Wednesday, March 18, 2020

The Right Tools for the Job

Edisto Marsh Sky
5"x7" oil on gessobord

Have you noticed that part of the enjoyment of starting a new project is researching and buying some new tools? I'm not saying that's a bad thing. A new project means learning something new, and in my experience that's pretty attractive to most people. And we all know how hard it is to build something without good tools, so sometimes it takes a couple of passes to get the right ones.

12"x12" oil on gessobord

There are a number of mediums available for making paintings; oil, acrylic, water color, etc. And in any given medium, there's more than one way to apply the paint. Remember finger painting? I'm not going to try that with my oil paints...

Tidal River Reflection
5"x7" oil on gessobord

Most oil paintings are made using brushes. But painting knives are also used, in a process that's somewhat like frosting a cake. I've tried painting with knives a couple of times over the years. I like the way the paintings look, there's a lot of texture. And I like the looseness I can achieve with a knife. The lack of need for solvent and the way the knives clean up with a wet wipe is also very appealing. You know I'm always looking at ways to make things easier.

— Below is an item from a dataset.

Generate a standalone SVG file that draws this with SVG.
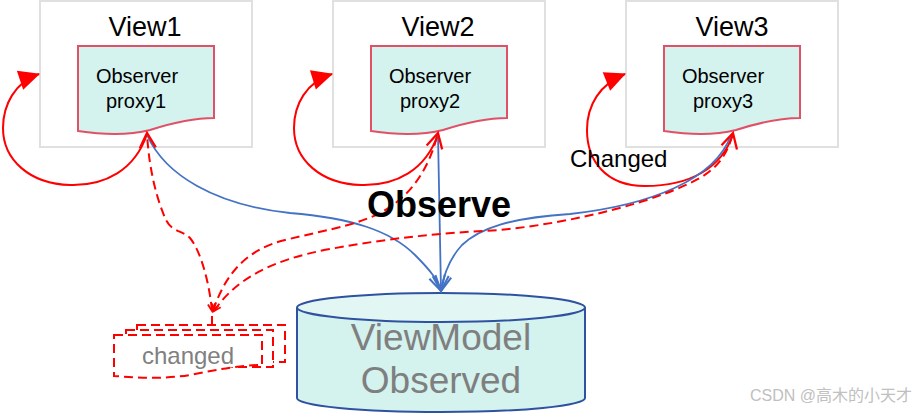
<svg xmlns="http://www.w3.org/2000/svg" width="923" height="414" viewBox="0 0 923 414">
<style>
.view{fill:#fff;stroke:#e0e0e0;stroke-width:2}
.doc{fill:#d4f2ee;stroke:#e05066;stroke-width:2}
.vt{font-family:"Liberation Sans",Arial,sans-serif;font-size:27px;fill:#000;text-anchor:middle}
.pt{font-family:"Liberation Sans",Arial,sans-serif;font-size:20px;fill:#000;text-anchor:middle}
.red{fill:none;stroke:#ff0000;stroke-width:2}
.dash{fill:none;stroke:#ff0000;stroke-width:2;stroke-dasharray:9 5}
.blue{fill:none;stroke:#4472c4;stroke-width:1.8}
.mdoc{fill:#fff;stroke:#ff0000;stroke-width:2;stroke-dasharray:9 5}
.cyl{fill:#d4f2ee;stroke:#2f52a0;stroke-width:2}
.cylt{fill:#e2f6f4;stroke:#2f52a0;stroke-width:2}
.ct{font-family:"Liberation Sans",Arial,sans-serif;font-size:37px;fill:#7f7f7f;text-anchor:middle}
</style>
<defs>
<marker id="tri" markerUnits="userSpaceOnUse" markerWidth="22" markerHeight="20" viewBox="0 0 20 19" refX="19" refY="9.5" orient="auto" overflow="visible">
<path d="M0,0 L20,9.5 L0,19 z" fill="#ff0000"/>
</marker>
<marker id="openRed" markerUnits="userSpaceOnUse" markerWidth="16" markerHeight="16" viewBox="0 0 14 14" refX="13" refY="7" orient="auto" overflow="visible">
<path d="M0,0 L13,7 L0,14" fill="none" stroke="#ff0000" stroke-width="2"/>
</marker>
<marker id="openRedS" markerUnits="userSpaceOnUse" markerWidth="8" markerHeight="8" viewBox="0 0 7 7" refX="6" refY="3.5" orient="auto-start-reverse" overflow="visible">
<path d="M0,0.5 L6,3.5 L0,6.5" fill="none" stroke="#ff0000" stroke-width="1.6"/>
</marker>
<marker id="openBlue" markerUnits="userSpaceOnUse" markerWidth="16" markerHeight="16" viewBox="0 0 14 14" refX="13" refY="7" orient="auto" overflow="visible">
<path d="M0,0 L13,7 L0,14" fill="none" stroke="#4472c4" stroke-width="1.8"/>
</marker>
<path id="docShape" d="M78,46 H214 V118 C195,118 175,122 150,130 C130,135 105,135 78,131 Z"/>
</defs>

<g id="view1">
<rect class="view" x="40" y="1" width="212" height="146"/>
<text class="vt" x="145" y="36">View1</text>
</g>
<g id="view2">
<rect class="view" x="333" y="1" width="212" height="146"/>
<text class="vt" x="438" y="36">View2</text>
</g>
<g id="view3">
<rect class="view" x="626" y="1" width="212" height="146"/>
<text class="vt" x="732" y="36">View3</text>
</g>

<g id="proxy1">
<use href="#docShape" class="doc"/>
<text class="pt" x="137" y="83">Observer</text>
<text class="pt" x="136" y="108">proxy1</text>
</g>
<g id="proxy2">
<use href="#docShape" class="doc" transform="translate(293,0)"/>
<text class="pt" x="430" y="83">Observer</text>
<text class="pt" x="430" y="108">proxy2</text>
</g>
<g id="proxy3">
<use href="#docShape" class="doc" transform="translate(586,0)"/>
<text class="pt" x="723" y="83">Observer</text>
<text class="pt" x="723" y="108">proxy3</text>
</g>

<g id="changedDocs">
<rect class="mdoc" x="137" y="325" width="148" height="37"/>
<rect class="mdoc" x="126" y="330" width="147" height="37"/>
<path class="mdoc" d="M114,335 H262 V365 C240,365 215,370 190,375 C165,379 140,378 114,376 Z"/>
<text x="188" y="364" font-family="Liberation Sans, Arial, sans-serif" font-size="24" fill="#808080" text-anchor="middle">changed</text>
</g>

<g id="viewModel">
<path class="cyl" d="M297,307.5 V398 A144,14 0 0 0 585,398 V307.5"/>
<ellipse class="cylt" cx="441" cy="307.5" rx="144" ry="14.5"/>
<text class="ct" x="441" y="350">ViewModel</text>
<text class="ct" x="441" y="393">Observed</text>
</g>

<g id="connectors">
<path class="red" marker-end="url(#tri)" d="M147,134 C135,170 105,186 70,185 C30,184 3,160 3,128 C3,105 15,82 39,74"/>
<path class="red" marker-end="url(#tri)" d="M438,134 C426,170 396,186 361,185 C321,184 294,160 294,128 C294,105 306,82 332,74"/>
<path class="red" marker-end="url(#tri)" d="M733,134 C722,168 690,186 645,186 C605,186 587,160 587,130 C587,105 600,84 625,74"/>

<path class="blue" marker-end="url(#openBlue)" d="M147,135 C165,175 215,205 290,213 C350,218 390,230 415,255 C430,270 438,280 441,291"/>
<path class="blue" marker-end="url(#openBlue)" d="M438,135 L441,291"/>
<path class="blue" marker-end="url(#openBlue)" d="M731,135 C715,180 650,205 570,214 C510,218 480,228 462,245 C450,258 444,272 441,291"/>

<path class="dash" marker-start="url(#openRedS)" marker-end="url(#openRed)" d="M212,311 C209,280 200,250 190,238 C182,230 172,232 166,220 C157,200 149,170 147,133"/>
<path class="dash" marker-start="url(#openRedS)" marker-end="url(#openRed)" d="M213,311 C225,275 245,250 285,240 C330,229 365,224 390,207 C415,190 430,165 438,133"/>
<path class="dash" marker-start="url(#openRedS)" marker-end="url(#openRed)" d="M214,311 C235,280 270,260 330,249 C390,238 440,233 500,230 C580,222 660,200 700,178 C720,166 728,152 733,133"/>
<path class="red" d="M212,316 V325"/>
</g>

<text x="367" y="217" font-family="Liberation Sans, Arial, sans-serif" font-size="36" font-weight="bold" fill="#000">Observe</text>
<text x="570" y="167" font-family="Liberation Sans, Arial, sans-serif" font-size="24" fill="#000">Changed</text>
<text x="750" y="401" font-family="Liberation Sans, Arial, 'Noto Sans CJK SC', sans-serif" font-size="16" fill="#c0c0c0">CSDN @高木的小天才</text>
</svg>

What I didn't know when I tried knives the first time is that painting on an easel isn't the best way. To paint with a knife you need to be able to move your hand around the surface of the painting from all directions, and that's much easier to do on a table or with a jig in your lap. And fortunately I had one.

Looking over my shoulder as I create the above painting
using the jig that holds the painting in place on my lap

So the new tools needed to paint with a knife are of course, knives. Painting knives have three important characteristics; size, shape, and flexibility. The size and shape you need are determined by the area you want to paint with a given color, and it takes some practice to figure that out. I like pretty stiff knives, but I may go for the softer ones as I get better at it. The other tool you need is a jig to hold the painting, so you can turn it around to slide the paint in your direction of choice. It also helps to keep the paint from getting all over you!

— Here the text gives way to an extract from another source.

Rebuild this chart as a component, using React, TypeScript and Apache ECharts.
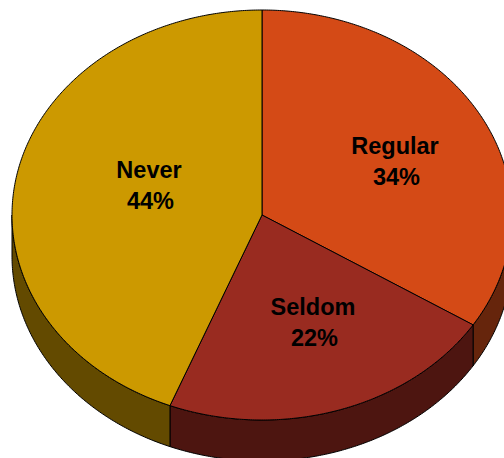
import React, { useEffect, useRef } from "react";
import * as echarts from "echarts";

// Usage shares, clockwise from twelve o'clock.
const categories = ["Regular", "Seldom", "Never"];
const shares = [34, 22, 44];
const topColors = ["#D44A16", "#992B20", "#CC9900"];
const wallColors = ["#66250C", "#4D1510", "#634A00"];

// Tilted disc geometry.
const CX = 262;
const CY = 215;
const RX = 250;
const RY = 205;
const DEPTH = 41;
const labelCentres = [
  [395, 161],
  [313, 322],
  [149, 185],
];
const LABEL_FONT = 'bold 23.5px "Liberation Sans", Arial, sans-serif';

const total = shares.reduce((a, b) => a + b, 0);

const rimPoint = (deg: number, dy = 0) => {
  const r = (deg * Math.PI) / 180;
  return [CX + RX * Math.sin(r), CY - RY * Math.cos(r) + dy];
};

const rimArc = (from: number, to: number, dy = 0) => {
  const pts: number[][] = [];
  const n = Math.max(1, Math.ceil(Math.abs(to - from) * 2));
  for (let i = 0; i <= n; i++) pts.push(rimPoint(from + ((to - from) * i) / n, dy));
  return pts;
};

const labelLine = (text: string, x: number, y: number) => ({
  type: "text",
  x,
  y,
  style: { text, fill: "#000", font: LABEL_FONT, align: "center", verticalAlign: "middle" },
});

const renderSlice = (_params: any, api: any) => {
  const index = api.value(0);
  const before = shares.slice(0, index).reduce((a, b) => a + b, 0);
  const start = (before / total) * 360;
  const end = ((before + api.value(1)) / total) * 360;
  const children: any[] = [];

  // The wall shows only along the front half of the rim.
  const wallStart = Math.max(start, 90);
  const wallEnd = Math.min(end, 270);
  if (wallEnd > wallStart) {
    const upper = rimArc(wallStart, wallEnd);
    const lower = rimArc(wallEnd, wallStart, DEPTH);
    children.push({
      type: "polygon",
      shape: { points: [...upper, ...lower] },
      style: { fill: wallColors[index], stroke: "#000", lineWidth: 1 },
    });
  }

  children.push({
    type: "polygon",
    shape: { points: [[CX, CY], ...rimArc(start, end)] },
    style: { fill: topColors[index], stroke: "#000", lineWidth: 1 },
  });

  const [lx, ly] = labelCentres[index];
  children.push(labelLine(categories[index], lx, ly - 15.5));
  children.push(labelLine(`${api.value(1)}%`, lx + 1.5, ly + 15.5));

  return { type: "group", children };
};

export default function App() {
  const ref = useRef<HTMLDivElement>(null);

  useEffect(() => {
    document.body.style.margin = "0";
    const chart = echarts.init(ref.current!, undefined, { renderer: "svg" });
    chart.setOption({
      animation: false,
      backgroundColor: "#fff",
      series: [
        {
          type: "custom",
          coordinateSystem: "none",
          renderItem: renderSlice,
          data: shares.map((v, i) => [i, v]),
        },
      ],
    });
    return () => chart.dispose();
  }, []);

  return <div ref={ref} style={{ width: 504, height: 458, overflow: "hidden" }} />;
}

Stay tuned, this summer I'm going for plein air knife paintings of boats.

Wednesday, March 11, 2020

The Trouble with Buoys

Kittery Buoys II
12"x12" oil on canvas

I've had my troubles with lobster buoys, they're out there on the bay waiting for the careless mariner, and sometimes that's me. I remember once near Five Islands, wrapping one around the prop of our sailboat. Fortunately we were able to get loose from it without anyone going overboard in a wet suit!

Buoy #14 
6"x6" oil on canvas panel

On the other hand, they are beautiful, floating on a calm sea or bouncing in the spray. And they are colorful, which suits my purposes well. Rarely do I get to paint a floating lobster buoy from life, so I spend some time on the water taking pictures of them. It's tough unless our boat is going slow, at 10 knots I'm not such a good shot. I've deleted quite a few pictures where the buoy is sliding off the side of the photo.

Buoy #3
6"x6" oil on canvas panel

They make a great subject hanging on a wall as well, so I've recently spent some time searching for lobster shacks or neighbor's garages displaying them. Singly or in groups, I've been so pleased with how much you all have liked these buoy paintings. It's good to know that I'm not the only one who finds them a great reminder of time on the coast.

Buoy #2 
6"x6" oil on canvas panel

With buoys, as with dinghies, I'm more interested in the light and dark patterns than the actual colors in the photographs. Since lobstermen and women can paint them in any colors and patterns they choose, I feel we artists can do the same.